Ambient to high temperature fracture toughness and fatigue-crack propagation behavior in a Mo–12Si–8.5B (at.%) intermetallic

Abstract

Boron-containing molybdenum silicides have been the focus of significant research of late due to their potentially superior low-temperature “pest” resistance and high-temperature oxidation resistance comparable to that of MoSi 2-based silicides; however, like many ordered intermetallics, they are plagued by poor ductility and toughness properties.
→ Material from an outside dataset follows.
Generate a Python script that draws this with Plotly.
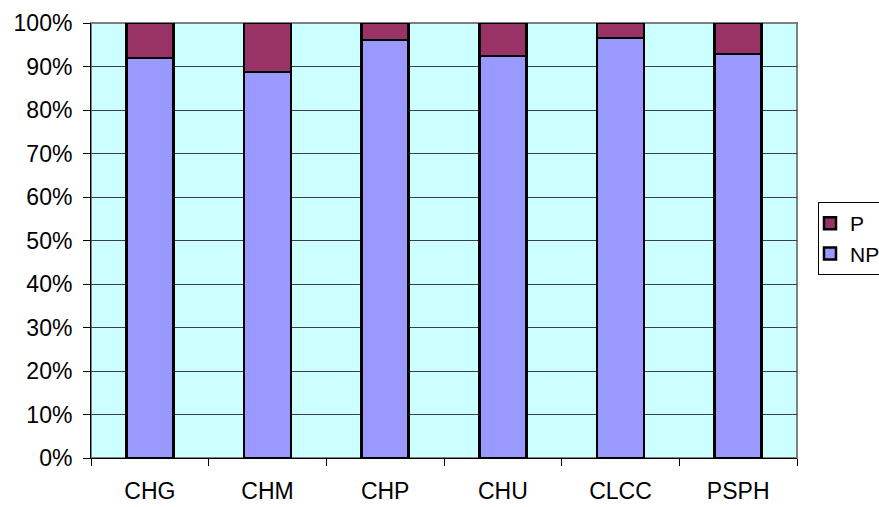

Of the various multiphase Mo–Si–B intermetallic systems available, alloys with compositions of Mo–12Si–8.5B (at.%), which contain Mo, Mo 3Si, and T2 phases, are anticipated to have higher toughnesses because of the presence of the relatively ductile Mo phase. In this study, we examine the ambient to high (1300°C) temperature fracture toughness (R-curve) and fatigue-crack growth characteristics of Mo-12Si-8.5B, with the objective of discerning the salient mechanisms governing crack growth. It is found that this alloy displays a relatively high intrinsic (crack-initiation) toughness at 800 up to 1200°C (∼10 MPa√m), but only limited extrinsic R-curve (crack-growth) toughness. Although the lack of extrinsic toughening mechanisms is not necessarily beneficial to quasi-static properties, it does imply in a brittle material that it should show only minimal susceptibility to premature failure by fatigue, as is indeed observed at temperatures from ambient to 1300°C. Of particular significance is that both the fracture toughness and the threshold stress intensity for fatigue are increased with increasing temperature over this range. This remarkable property is related to a variety of toughening mechanisms that become active at elevated temperatures, specifically involving crack trapping by the α-Mo phase and extensive microcracking primarily in the Mo 5SiB 2 phase.